Just did shrooms. Don't feel shit! Wsasted 40 bucks on this! Nothing's happenig except for this little gnome on my shoulder and the couch is melting. Fuckin waste of money.
I think he may have called me a bar rat, jokingly. I said i was but in a non-trashy way.
We just did a shot to "getting laid in the bar bathroom". I love where this thursday is headed
I feel like I can hear facebook. What did we smoke?
She made out with the kickboxers bf. She was just asking to get kicked in the head. In the middle of the bar.
It was fun, but I mean, any day that starts with shower tequila is bound to be good.
I am sending my doctor an XXXMas card thanking him for my tits!
You can see my drunken state get worse with each picture
It's no longer hooking up, we have definitely graduated to Sport Fucking....
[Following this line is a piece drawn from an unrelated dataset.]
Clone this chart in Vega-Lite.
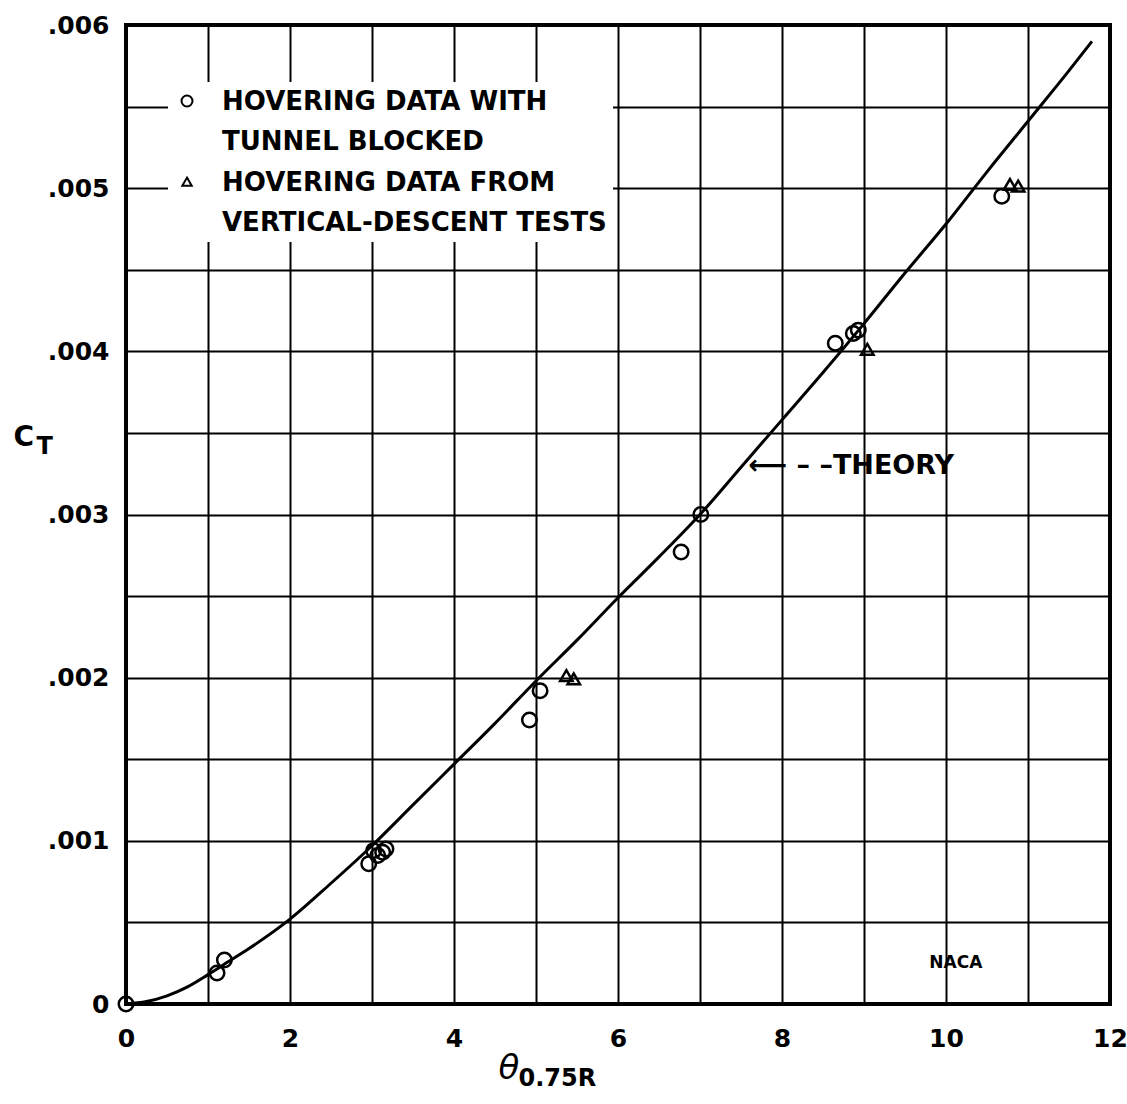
{
  "$schema": "https://vega.github.io/schema/vega-lite/v6.json",
  "width": 984,
  "height": 979,
  "autosize": {"type": "none"},
  "padding": {"left": 126, "top": 25, "right": 17, "bottom": 100},
  "background": "white",
  "config": {
    "view": {"stroke": "black", "strokeWidth": 4},
    "style": {"guide-label": {"lineHeight": 40, "dy": -12}},
    "axis": {
      "labelFont": "DejaVu Sans",
      "labelFontWeight": "bold",
      "labelFontSize": 25,
      "labelColor": "black",
      "titleColor": "black",
      "gridColor": "black",
      "gridWidth": 2,
      "gridOpacity": 1,
      "domain": false,
      "ticks": false,
      "labelFlush": false
    }
  },
  "datasets": {
    "theory": [
      {"theta": 0, "ct": 0},
      {"theta": 0.25, "ct": 0.000015},
      {"theta": 0.5, "ct": 0.00005},
      {"theta": 0.75, "ct": 0.000105},
      {"theta": 1, "ct": 0.00018},
      {"theta": 1.25, "ct": 0.00026},
      {"theta": 1.5, "ct": 0.00034},
      {"theta": 2, "ct": 0.00052},
      {"theta": 2.5, "ct": 0.00074},
      {"theta": 3, "ct": 0.00097},
      {"theta": 3.5, "ct": 0.00122},
      {"theta": 4, "ct": 0.00147},
      {"theta": 4.5, "ct": 0.00172},
      {"theta": 5, "ct": 0.00198},
      {"theta": 5.5, "ct": 0.00223},
      {"theta": 6, "ct": 0.00249},
      {"theta": 6.5, "ct": 0.00274},
      {"theta": 7, "ct": 0.003},
      {"theta": 7.5, "ct": 0.00329},
      {"theta": 8, "ct": 0.00358},
      {"theta": 8.5, "ct": 0.00387},
      {"theta": 9, "ct": 0.00417},
      {"theta": 9.5, "ct": 0.00448},
      {"theta": 10, "ct": 0.00478},
      {"theta": 10.5, "ct": 0.0051},
      {"theta": 11, "ct": 0.00541},
      {"theta": 11.5, "ct": 0.00572},
      {"theta": 11.78, "ct": 0.0059}
    ],
    "obs": [
      {"theta": 0, "ct": 0, "series": "tunnel"},
      {"theta": 1.11, "ct": 0.00019, "series": "tunnel"},
      {"theta": 1.2, "ct": 0.00027, "series": "tunnel"},
      {"theta": 2.96, "ct": 0.00086, "series": "tunnel"},
      {"theta": 3.02, "ct": 0.00094, "series": "tunnel"},
      {"theta": 3.07, "ct": 0.00091, "series": "tunnel"},
      {"theta": 3.13, "ct": 0.00093, "series": "tunnel"},
      {"theta": 3.17, "ct": 0.00095, "series": "tunnel"},
      {"theta": 4.92, "ct": 0.00174, "series": "tunnel"},
      {"theta": 5.05, "ct": 0.00192, "series": "tunnel"},
      {"theta": 6.77, "ct": 0.00277, "series": "tunnel"},
      {"theta": 7.01, "ct": 0.003, "series": "tunnel"},
      {"theta": 8.65, "ct": 0.00405, "series": "tunnel"},
      {"theta": 8.87, "ct": 0.00411, "series": "tunnel"},
      {"theta": 8.93, "ct": 0.00413, "series": "tunnel"},
      {"theta": 10.68, "ct": 0.00495, "series": "tunnel"},
      {"theta": 5.37, "ct": 0.00201, "series": "descent"},
      {"theta": 5.46, "ct": 0.00199, "series": "descent"},
      {"theta": 9.04, "ct": 0.00401, "series": "descent"},
      {"theta": 10.78, "ct": 0.00502, "series": "descent"},
      {"theta": 10.88, "ct": 0.00501, "series": "descent"}
    ],
    "notes": [
      {"theta": 7.59, "ct": 0.0033, "note": "⟵ – –THEORY"}
    ],
    "logo": [
      {"theta": 10.12, "ct": 0.00025, "note": "NACA"}
    ]
  },
  "layer": [
    {
      "data": {"name": "theory"},
      "mark": {"type": "line", "color": "black", "strokeWidth": 3, "interpolate": "monotone"},
      "encoding": {
        "x": {
          "field": "theta", "type": "quantitative",
          "scale": {"domain": [0, 12], "nice": false, "zero": false},
          "axis": {
            "orient": "bottom",
            "values": [0, 1, 2, 3, 4, 5, 6, 7, 8, 9, 10, 11, 12],
            "labelExpr": "datum.value % 2 == 0 ? datum.label : ''",
            "labelPadding": 34,
            "grid": true,
            "title": "θ",
            "titleFont": "DejaVu Sans",
            "titleFontStyle": "italic",
            "titleFontWeight": "normal",
            "titleFontSize": 34,
            "titleX": 372,
            "titleY": 74,
            "titleAlign": "left",
            "titleBaseline": "alphabetic"
          }
        },
        "y": {
          "field": "ct", "type": "quantitative",
          "scale": {"domain": [0, 0.006], "nice": false, "zero": true},
          "axis": {
            "orient": "left",
            "values": [0, 0.0005, 0.001, 0.0015, 0.002, 0.0025, 0.003, 0.0035, 0.004, 0.0045, 0.005, 0.0055, 0.006],
            "labelExpr": "datum.value == 0 ? '0' : (round(datum.value * 2000) % 2 == 0 ? replace(format(datum.value, '.3f'), '0.', '.') : '')",
            "labelPadding": 17,
            "labelOffset": 12,
            "grid": true,
            "title": "C",
            "titleFont": "DejaVu Sans",
            "titleFontWeight": "bold",
            "titleFontSize": 28,
            "titleAngle": 0,
            "titleX": -113,
            "titleY": 420,
            "titleAlign": "left",
            "titleBaseline": "alphabetic"
          }
        }
      }
    },
    {
      "data": {"name": "obs"},
      "mark": {"type": "point", "filled": false, "stroke": "black", "strokeWidth": 2.5, "opacity": 1, "size": 210},
      "encoding": {
        "x": {
          "field": "theta", "type": "quantitative",
          "axis": {
            "orient": "bottom", "grid": false, "labels": false, "domain": false, "ticks": false,
            "title": "0.75R",
            "titleFont": "DejaVu Sans",
            "titleFontWeight": "bold",
            "titleFontSize": 24,
            "titleX": 392,
            "titleY": 81,
            "titleAlign": "left",
            "titleBaseline": "alphabetic"
          }
        },
        "y": {
          "field": "ct", "type": "quantitative",
          "axis": {
            "orient": "left", "grid": false, "labels": false, "domain": false, "ticks": false,
            "title": "T",
            "titleFont": "DejaVu Sans",
            "titleFontWeight": "bold",
            "titleFontSize": 24,
            "titleAngle": 0,
            "titleX": -90,
            "titleY": 428,
            "titleAlign": "left",
            "titleBaseline": "alphabetic"
          }
        },
        "shape": {
          "field": "series", "type": "nominal",
          "scale": {"domain": ["tunnel", "descent"], "range": ["circle", "M0,-0.8L0.86,0.68L-0.86,0.68Z"]},
          "legend": {
            "orient": "none",
            "legendX": 42,
            "legendY": 57,
            "title": null,
            "padding": 6,
            "fillColor": "white",
            "labelExpr": "datum.value == 'tunnel' ? ['HOVERING DATA WITH', 'TUNNEL BLOCKED'] : ['HOVERING DATA FROM', 'VERTICAL-DESCENT TESTS']",
            "labelFont": "DejaVu Sans",
            "labelFontWeight": "bold",
            "labelFontSize": 26,
            "labelColor": "black",
            "labelLimit": 0,
            "labelOffset": 22,
            "labelBaseline": "top",
            "symbolSize": 120,
            "symbolStrokeWidth": 2,
            "symbolStrokeColor": "black",
            "symbolFillColor": "white",
            "rowPadding": 14
          }
        }
      }
    },
    {
      "data": {"name": "notes"},
      "mark": {"type": "text", "align": "left", "baseline": "middle", "font": "DejaVu Sans", "fontWeight": "bold", "fontSize": 27, "color": "black"},
      "encoding": {
        "x": {"field": "theta", "type": "quantitative", "axis": null},
        "y": {"field": "ct", "type": "quantitative", "axis": null},
        "text": {"field": "note"}
      }
    },
    {
      "data": {"name": "logo"},
      "mark": {"type": "text", "align": "center", "baseline": "middle", "font": "DejaVu Sans", "fontWeight": "bold", "fontSize": 17, "color": "black"},
      "encoding": {
        "x": {"field": "theta", "type": "quantitative", "axis": null},
        "y": {"field": "ct", "type": "quantitative", "axis": null},
        "text": {"field": "note"}
      }
    }
  ],
  "resolve": {"axis": {"x": "independent", "y": "independent"}}
}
Fuck me this girl I went home with has a cover on her remote control so there is no spills to ruin it. Imagine how many condoms she's going to make me wear
Orientation leader success, day 1: incoming freshman just ate out his first sorority girl. I gave him a 7/10.
how much boxed wine can one drink before work in a couple of hours?
Already doing pt exercises by picking my margarita up off the night stand. Fuck yeah.
dude wtf why are there forks in my wall
does "I AM MAGNETOOOO" ring any bells, because that was you for an entire hour last night
whenever dudes said you had nice tits you'd scream at them "This double push-up bra is full of deceit and lies!"